Arts spending by local authorities in England and Wales fell by an average of 16% in 2010/11, and now stands at less than two-thirds of 2008 levels, according to the Local Authority Budget Settlement Review 2011 conducted in March this year by Arts Development UK (formerly nalgao). The average arts budget across all authorities is now just over £380,000 and many arts services are facing further reductions: this year, 41% have a standstill budget without inflation; 44% describe themselves as facing severe service reductions; and almost 10% are under threat of closure. 31% reported that their arts service is now being staffed by a single officer. The latest casualties of the cuts are Northampton Borough Council and Borough of Wellingborough Council, which have closed their arts services and made arts officers redundant, and leisure in Hyndburn Trust no longer has a dedicated arts officer. Somerset County Council will be closing its arts services in 2011/12, a loss of £170,000, and Darlington Borough Council is currently reviewing its arts and cultural services with a view to closure. In total, 45 authorities have closed their arts services or made arts officers redundant in the past 9 years – almost 13% of all authorities in England and Wales. It is a situation that is predicted to get worse. Ninety-three per cent of those surveyed forecasted a decrease in funding for arts services in their authority in 2012/13. These gloomy findings chime with figures published in ‘Council Budgets, Spending and Saving Survey 2011’, conducted by the Local Government Association among local authority finance directors in March this year. 16% of respondents indicated that libraries, cultural services and community learning will be targeted for proportionally larger savings than other services they provide, and only 2% indicated that they would be trying to protect these services proportionally more than others.
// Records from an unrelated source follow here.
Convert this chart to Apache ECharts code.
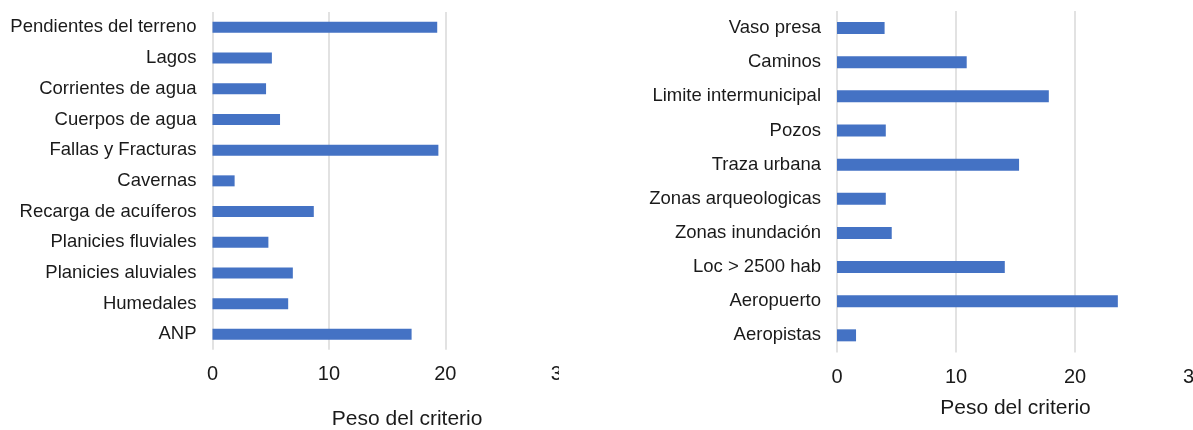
<!DOCTYPE html>
<html>
<head>
<meta charset="utf-8">
<script src="https://cdn.jsdelivr.net/npm/echarts@6/dist/echarts.min.js"></script>
<style>
  html, body { margin: 0; padding: 0; background: #ffffff; }
  #page { position: relative; width: 1193px; height: 430px; overflow: hidden; }
  .clip { position: absolute; top: 0; height: 430px; overflow: hidden; }
  .chart { position: absolute; left: 0; top: 0; width: 640px; height: 430px; }
</style>
</head>
<body>
<div id="page">
  <div class="clip" style="left:0; width:559px;"><div id="left" class="chart"></div></div>
  <div class="clip" style="left:600px; width:593px;"><div id="right" class="chart"></div></div>
</div>
<script>
// Natural / physical criteria and their weights
const naturalCriteria = [
  'Pendientes del terreno', 'Lagos', 'Corrientes de agua', 'Cuerpos de agua',
  'Fallas y Fracturas', 'Cavernas', 'Recarga de acuíferos', 'Planicies fluviales',
  'Planicies aluviales', 'Humedales', 'ANP'
];
const naturalWeights = [19.3, 5.1, 4.6, 5.8, 19.4, 1.9, 8.7, 4.8, 6.9, 6.5, 17.1];

// Infrastructure / social criteria and their weights
const socialCriteria = [
  'Vaso presa', 'Caminos', 'Limite intermunicipal', 'Pozos', 'Traza urbana',
  'Zonas arqueologicas', 'Zonas inundación', 'Loc > 2500 hab', 'Aeropuerto', 'Aeropistas'
];
const socialWeights = [4.0, 10.9, 17.8, 4.1, 15.3, 4.1, 4.6, 14.1, 23.6, 1.6];

const axisTitle = 'Peso del criterio';
const xMin = 0, xMax = 30, xStep = 10;

const FONT = '"Liberation Sans", Arial, sans-serif';
const TEXT = '#1a1a1a';
const GRID = '#d9d9d9';
const BAR = '#4472c4';

function buildOption(cats, vals, g, barW, nameGap, namePad) {
  return {
    animation: false,
    grid: {
      left: g.left, top: g.top, width: g.width, height: g.height,
      containLabel: false, outerBoundsMode: 'none'
    },
    xAxis: {
      type: 'value', min: xMin, max: xMax, interval: xStep,
      name: axisTitle, nameLocation: 'middle', nameGap: nameGap,
      nameTextStyle: { fontFamily: FONT, fontSize: 21, color: TEXT, padding: namePad },
      axisLine: { show: false }, axisTick: { show: false },
      axisLabel: { fontFamily: FONT, fontSize: 20, color: TEXT, margin: 15 },
      splitLine: { show: true, lineStyle: { color: GRID, width: 1.5 } }
    },
    yAxis: {
      type: 'category', data: cats, inverse: true,
      axisLine: { show: false }, axisTick: { show: false },
      axisLabel: { fontFamily: FONT, fontSize: 18.5, color: TEXT, margin: 16 }
    },
    series: [{
      type: 'bar', data: vals, barWidth: barW,
      itemStyle: { color: BAR }
    }]
  };
}

const leftChart = echarts.init(document.getElementById('left'), null, { renderer: 'canvas' });
leftChart.setOption(buildOption(naturalCriteria, naturalWeights,
  { left: 212.5, top: 12, width: 349.3, height: 337.7 }, 11, 59, [0, 0, 0, 40]));

const rightChart = echarts.init(document.getElementById('right'), null, { renderer: 'canvas' });
rightChart.setOption(buildOption(socialCriteria, socialWeights,
  { left: 237, top: 11, width: 357, height: 341.4 }, 12, 45, [0, 0, 0, 0]));
</script>
</body>
</html>
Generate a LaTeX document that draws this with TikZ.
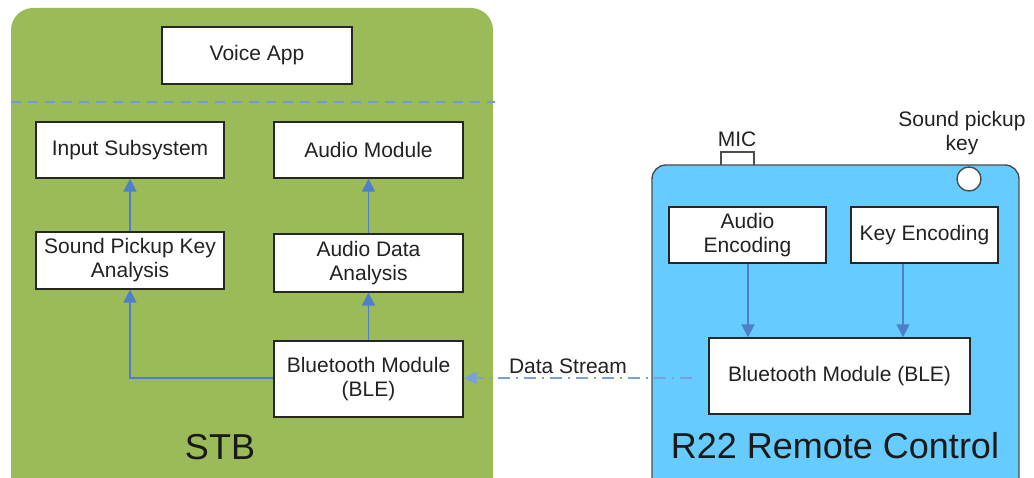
\documentclass[tikz,border=0pt]{standalone}
\usepackage{fontspec}
\setmainfont{Liberation Sans}
\usetikzlibrary{arrows.meta}
\definecolor{stbgreen}{HTML}{9BBB59}
\definecolor{rcblue}{HTML}{66CCFF}
\definecolor{arrowblue}{HTML}{4F7FC8}
\definecolor{txt}{HTML}{222222}
\begin{document}
\begin{tikzpicture}[x=1pt,y=-1pt,
  every node/.style={font=\fontsize{21}{24}\selectfont, text=txt},
  module/.style={draw=black!85, line width=1.4pt, fill=white, align=center, inner sep=0pt},
  tip/.tip={Triangle[length=13pt,width=13pt]},
  flow/.style={draw=arrowblue, line width=1.6pt, -tip},
  big/.style={font=\fontsize{36}{40}\selectfont, text=black!90}]
\useasboundingbox (0,0) rectangle (1034,478);
% containers
\fill[stbgreen, rounded corners=22pt] (11,8) rectangle (493,500);
\draw[draw=black!70, line width=1.2pt, fill=white] (721,152) rectangle (754,170);
\draw[draw=black!70, line width=1.4pt, fill=rcblue, rounded corners=14pt] (652,165) rectangle (1019,500);
\draw[draw=black!70, line width=1.4pt, fill=white] (969,179) circle (12);
% dashed separator
\coordinate (dl) at (11,102);
\coordinate (dr) at (495,102);
\draw[draw=arrowblue!80, line width=1.3pt, dash pattern=on 10pt off 7pt] (dl) -- (dr);
% STB modules
\node[module, minimum width=190pt, minimum height=57pt] (voice) at (257,55.5) {Voice App};
\node[module, minimum width=188pt, minimum height=56pt] (input) at (130,150) {Input Subsystem};
\node[module, minimum width=189pt, minimum height=56pt] (audio) at (368.5,150) {Audio Module};
\node[module, minimum width=188pt, minimum height=57pt] (spka) at (130,260.5) {Sound Pickup Key\\Analysis};
\node[module, minimum width=189pt, minimum height=58pt] (ada) at (368.5,263) {Audio Data\\Analysis};
\node[module, minimum width=189pt, minimum height=76pt] (ble) at (368.5,379) {Bluetooth Module\\(BLE)};
\node[big] (stb) at (220,447) {STB};
% Remote modules
\node (mic) at (737,139) {MIC};
\node[align=center] (spk) at (962,133) {Sound pickup\\key};
\node[module, minimum width=157pt, minimum height=56pt] (aenc) at (747.5,235) {Audio\\Encoding};
\node[module, minimum width=147pt, minimum height=56pt] (kenc) at (924.5,235) {Key Encoding};
\node[module, minimum width=261pt, minimum height=76pt] (rble) at (839.5,376) {Bluetooth Module (BLE)};
\node[big] (r22) at (835,446) {R22 Remote Control};
% STB arrows
\draw[flow] (spka) -- (input);
\draw[flow] (ada) -- (audio);
\draw[flow] (ble) -- (ada);
\draw[flow] (ble.west |- 0,378) -| (spka.south);
% Remote arrows
\draw[flow] (aenc.south -| 748,0) -- (rble.north -| 748,0);
\draw[flow] (kenc.south -| 903,0) -- (rble.north -| 903,0);
% data stream
\draw[draw=arrowblue!75, line width=1.5pt, dash pattern=on 12pt off 6pt on 2pt off 6pt,
  -tip, shorten <=16pt] (rble.west |- 0,378) -- (ble.east |- 0,378);
\node (ds) at (568,366) {Data Stream};
\end{tikzpicture}
\end{document}
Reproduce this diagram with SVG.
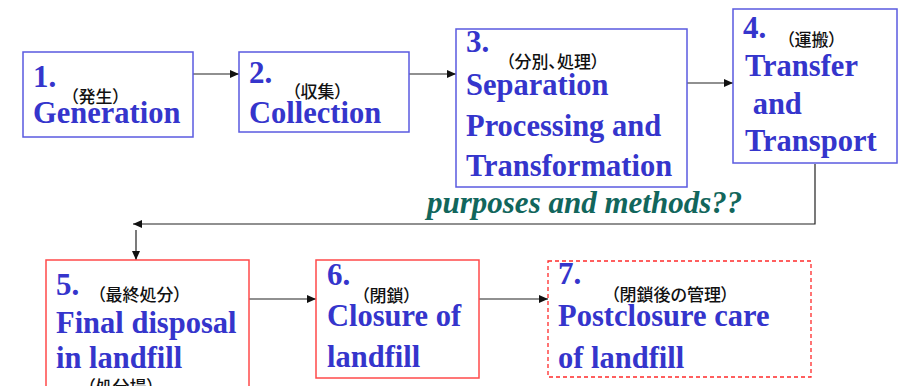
<svg xmlns="http://www.w3.org/2000/svg" width="901" height="386" viewBox="0 0 901 386">
<defs>
<marker id="arr" markerWidth="10" markerHeight="8" refX="9" refY="4" orient="auto" markerUnits="userSpaceOnUse">
<path d="M0,0 L9,4 L0,8 Z" fill="#111"/>
</marker>
<style>
.bbox{fill:#fff;stroke:#5a5ae0;stroke-width:1.5}
.rbox{fill:#fff;stroke:#ff4a4a;stroke-width:1.5}
.dbox{fill:#fff;stroke:#ff2a2a;stroke-width:1.3;stroke-dasharray:4 3}
.t{font-family:"Liberation Serif","Times New Roman",serif;font-weight:bold;font-size:30.5px;fill:#3535cc}
.n{font-family:"Liberation Serif","Times New Roman",serif;font-weight:bold;font-size:31px;fill:#3535cc}
.j{font-family:"Noto Sans CJK JP",sans-serif;font-size:17px;font-weight:500;fill:#111;font-feature-settings:"palt"}
.q{font-family:"Liberation Serif","Times New Roman",serif;font-weight:bold;font-style:italic;font-size:31px;fill:#12665c}
.c{fill:none;stroke:#222;stroke-width:1.2}
</style>
</defs>
<rect width="901" height="386" fill="#fff"/>
<g id="connectors">
<path class="c" d="M193,74 H239" marker-end="url(#arr)"/>
<path class="c" d="M409,74 H456" marker-end="url(#arr)"/>
<path class="c" d="M687,83 H733" marker-end="url(#arr)"/>
<path class="c" d="M815,164 V224 H133" marker-end="url(#arr)"/>
<path class="c" d="M136,230 V260" marker-end="url(#arr)"/>
<path class="c" d="M248,299 H316" marker-end="url(#arr)"/>
<path class="c" d="M479,299 H548" marker-end="url(#arr)"/>
</g>
<g id="node1">
<rect class="bbox" x="23" y="52" width="170" height="85"/>
<text class="n" x="33" y="87">1.</text>
<text class="j" x="70" y="103">（発生）</text>
<text class="t" x="33" y="123">Generation</text>
</g>
<g id="node2">
<rect class="bbox" x="239" y="52" width="170" height="80"/>
<text class="n" x="249" y="83">2.</text>
<text class="j" x="292" y="98">（収集）</text>
<text class="t" x="249" y="123">Collection</text>
</g>
<g id="node3">
<rect class="bbox" x="456" y="29" width="231" height="158"/>
<text class="n" x="466" y="52">3.</text>
<text class="j" x="506" y="68">（分別、処理）</text>
<text class="t" x="466" y="95">Separation</text>
<text class="t" x="466" y="136">Processing and</text>
<text class="t" x="466" y="176">Transformation</text>
</g>
<g id="node4">
<rect class="bbox" x="733" y="9" width="164" height="154"/>
<text class="n" x="743" y="38">4.</text>
<text class="j" x="786" y="46">（運搬）</text>
<text class="t" x="745" y="76">Transfer</text>
<text class="t" x="745" y="114" xml:space="preserve"> and</text>
<text class="t" x="745" y="151">Transport</text>
</g>
<text class="q" x="427" y="213">purposes and methods??</text>
<g id="node5">
<rect class="rbox" x="46" y="260" width="203" height="140"/>
<text class="n" x="56" y="295">5.</text>
<text class="j" x="97" y="301">（最終処分）</text>
<text class="t" x="56" y="333">Final disposal</text>
<text class="t" x="56" y="368">in landfill</text>
<text class="j" x="87" y="393">（処分場）</text>
</g>
<g id="node6">
<rect class="rbox" x="316" y="260" width="163" height="118"/>
<text class="n" x="327" y="285">6.</text>
<text class="j" x="361" y="302">（閉鎖）</text>
<text class="t" x="327" y="326">Closure of</text>
<text class="t" x="327" y="367">landfill</text>
</g>
<g id="node7">
<rect class="dbox" x="548" y="261" width="263" height="116"/>
<text class="n" x="558" y="284">7.</text>
<text class="j" x="611" y="301">（閉鎖後の管理）</text>
<text class="t" x="558" y="326">Postclosure care</text>
<text class="t" x="558" y="368">of landfill</text>
</g>
</svg>
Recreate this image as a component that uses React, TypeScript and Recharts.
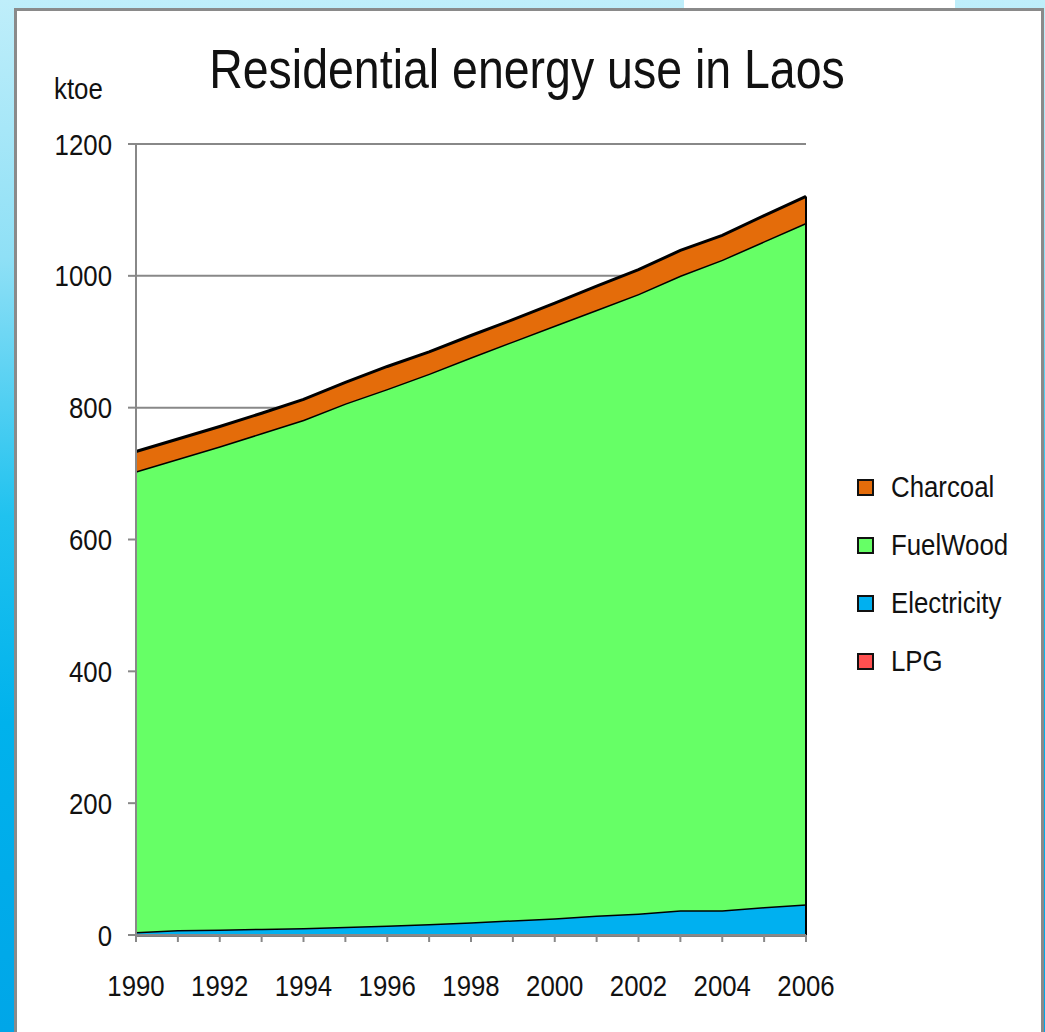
import React from 'react';
import { AreaChart, Area, XAxis, YAxis, CartesianGrid, ReferenceLine } from 'recharts';

const years = [1990, 1991, 1992, 1993, 1994, 1995, 1996, 1997, 1998, 1999, 2000, 2001, 2002, 2003, 2004, 2005, 2006];
const lpg = [0.5, 0.5, 0.5, 0.5, 0.5, 0.5, 0.5, 0.5, 0.5, 0.5, 0.5, 0.5, 0.5, 0.5, 0.5, 0.5, 0.5];
const electricity = [4, 7, 8, 9, 10, 12, 14, 16, 19, 22, 25, 29, 32, 37, 37, 42, 46];
const fuelWood = [699, 715, 733, 752, 771, 794, 814, 835, 857, 878, 899, 919, 940, 963, 987, 1010, 1034];
const charcoal = [30, 30, 30, 30, 31, 32, 34, 33, 33, 33, 34, 36, 37, 38, 37, 39, 40];
const yTicks = [0, 200, 400, 600, 800, 1000, 1200];

const seriesInfo = [
  { key: 'Charcoal', color: '#E46C0A' },
  { key: 'FuelWood', color: '#66FF66' },
  { key: 'Electricity', color: '#00B0F0' },
  { key: 'LPG', color: '#FF5050' },
];

const data = years.map((year, i) => ({
  year,
  LPG: lpg[i],
  Electricity: electricity[i],
  FuelWood: fuelWood[i],
  Charcoal: charcoal[i],
}));

const totals = data.map((d) => d.LPG + d.Electricity + d.FuelWood + d.Charcoal);
const first = years[0];
const last = years[years.length - 1];

// no narrow font installed, so squeeze Liberation Sans horizontally
const FONT = '"Liberation Sans", Arial, sans-serif';
const SQUEEZE = 0.86;

const YTick = (props: any) => {
  const { x, y, payload } = props;
  return (
    <text
      transform={`translate(${x},${y}) scale(${SQUEEZE},1)`}
      textAnchor="end"
      dy="0.35em"
      fill="#111"
      fontSize={30}
      fontFamily={FONT}
    >
      {payload.value}
    </text>
  );
};

const XTick = (props: any) => {
  const { x, y, payload } = props;
  if (payload.value % 2 !== 0) return null;
  return (
    <text
      transform={`translate(${x},${y}) scale(${SQUEEZE},1)`}
      textAnchor="middle"
      dy="0.71em"
      fill="#111"
      fontSize={30}
      fontFamily={FONT}
    >
      {payload.value}
    </text>
  );
};

const squeezed: React.CSSProperties = {
  transform: `scaleX(${SQUEEZE})`,
  transformOrigin: 'left center',
  whiteSpace: 'nowrap',
};

const LegendBox = () => (
  <div style={{ position: 'absolute', left: 857, top: 458, fontFamily: FONT, fontSize: 30, color: '#111' }}>
    {seriesInfo.map((s) => (
      <div key={s.key} style={{ display: 'flex', alignItems: 'center', height: 58 }}>
        <span
          style={{
            display: 'inline-block',
            width: 13,
            height: 13,
            background: s.color,
            border: '2px solid #111',
            marginRight: 17,
            flexShrink: 0,
          }}
        />
        <span style={{ ...squeezed, display: 'inline-block' }}>{s.key}</span>
      </div>
    ))}
  </div>
);

export default function App() {
  return (
    <div
      style={{
        position: 'fixed',
        left: 0,
        top: 0,
        width: 1045,
        height: 1032,
        overflow: 'hidden',
        background: 'linear-gradient(to bottom, #bfeefa 0%, #8fe0f6 25%, #20c2ef 50%, #00b2ec 70%, #00a6e8 100%)',
      }}
    >
      <div style={{ position: 'absolute', left: 684, top: 0, width: 271, height: 10, background: '#fff' }} />
      <div
        style={{
          position: 'absolute',
          left: 14,
          top: 8,
          width: 1024,
          height: 1040,
          background: '#fff',
          border: '3px solid #8a8a8a',
        }}
      />
      <div
        style={{
          position: 'absolute',
          left: 527,
          top: 37,
          fontFamily: FONT,
          fontSize: 56,
          lineHeight: '64px',
          color: '#111',
          whiteSpace: 'nowrap',
          transform: `translateX(-50%) scaleX(0.83)`,
          transformOrigin: 'center',
        }}
      >
        Residential energy use in Laos
      </div>
      <div
        style={{
          position: 'absolute',
          left: 54,
          top: 73,
          fontFamily: FONT,
          fontSize: 30,
          lineHeight: '32px',
          color: '#111',
          ...squeezed,
        }}
      >
        ktoe
      </div>
      <div style={{ position: 'absolute', left: 0, top: 0 }}>
        <AreaChart
          width={1045}
          height={1032}
          data={data}
          margin={{ top: 144, right: 239, bottom: 17, left: 56 }}
        >
          <CartesianGrid vertical={false} stroke="#888" strokeWidth={2} />
          <XAxis
            dataKey="year"
            type="number"
            domain={[first, last]}
            ticks={years}
            interval={0}
            height={80}
            tickSize={7}
            tickMargin={33}
            stroke="#888"
            strokeWidth={2}
            tick={<XTick />}
          />
          <YAxis
            domain={[0, 1200]}
            ticks={yTicks}
            width={80}
            tickSize={8}
            tickMargin={16}
            stroke="#888"
            strokeWidth={2}
            tick={<YTick />}
          />
          <Area type="linear" dataKey="LPG" stackId="1" fill="#FF5050" fillOpacity={1} stroke="#000" strokeWidth={3.5} isAnimationActive={false} />
          <Area type="linear" dataKey="Electricity" stackId="1" fill="#00B0F0" fillOpacity={1} stroke="#000" strokeWidth={3} isAnimationActive={false} />
          <Area type="linear" dataKey="FuelWood" stackId="1" fill="#66FF66" fillOpacity={1} stroke="#000" strokeWidth={3} isAnimationActive={false} />
          <Area type="linear" dataKey="Charcoal" stackId="1" fill="#E46C0A" fillOpacity={1} stroke="#000" strokeWidth={3} isAnimationActive={false} />
          <ReferenceLine segment={[{ x: first, y: 0 }, { x: first, y: totals[0] }]} stroke="#000" strokeWidth={2} />
          <ReferenceLine
            segment={[{ x: last, y: 0 }, { x: last, y: totals[totals.length - 1] }]}
            stroke="#000"
            strokeWidth={2}
          />
        </AreaChart>
      </div>
      <LegendBox />
    </div>
  );
}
While the immediate priorities of arts services vary, depending primarily on their current funding status, many still view retaining and supporting local projects and organisations as being the key focus of their activities this year. However the overall financial value of this support is diminishing: although average spend per authority on small project grants and direct spend on service delivery increased marginally, the average value of direct grants to regularly funded organisations fell to £282,000, a decrease of around 25% on the previous year. As a result of the squeeze on cash, income generation activites, seeking external funding and partnership working are also now high priorities for many arts services, potentially putting them into competition with the communities that they serve. Offsetting some of the impact of funding cuts has led to partnership working in local arts delivery, with arts services often now supporting health, crime prevention, education, social care, regeneration and children’s services. Two-thirds of arts services report that they have been or will soon be subject to restructuring, often to merge with other departments, and many see this as making them less vulnerable to cuts. External partnerships, particularly those with other public sector bodies such as the NHS and the police, are also generating a contribution towards arts spend. For every pound spent by local authorities on the arts, it is estimated that £6.32 of finance and support is now levered from other sources, including grants awarded, partnership funding and sponsorship / donations.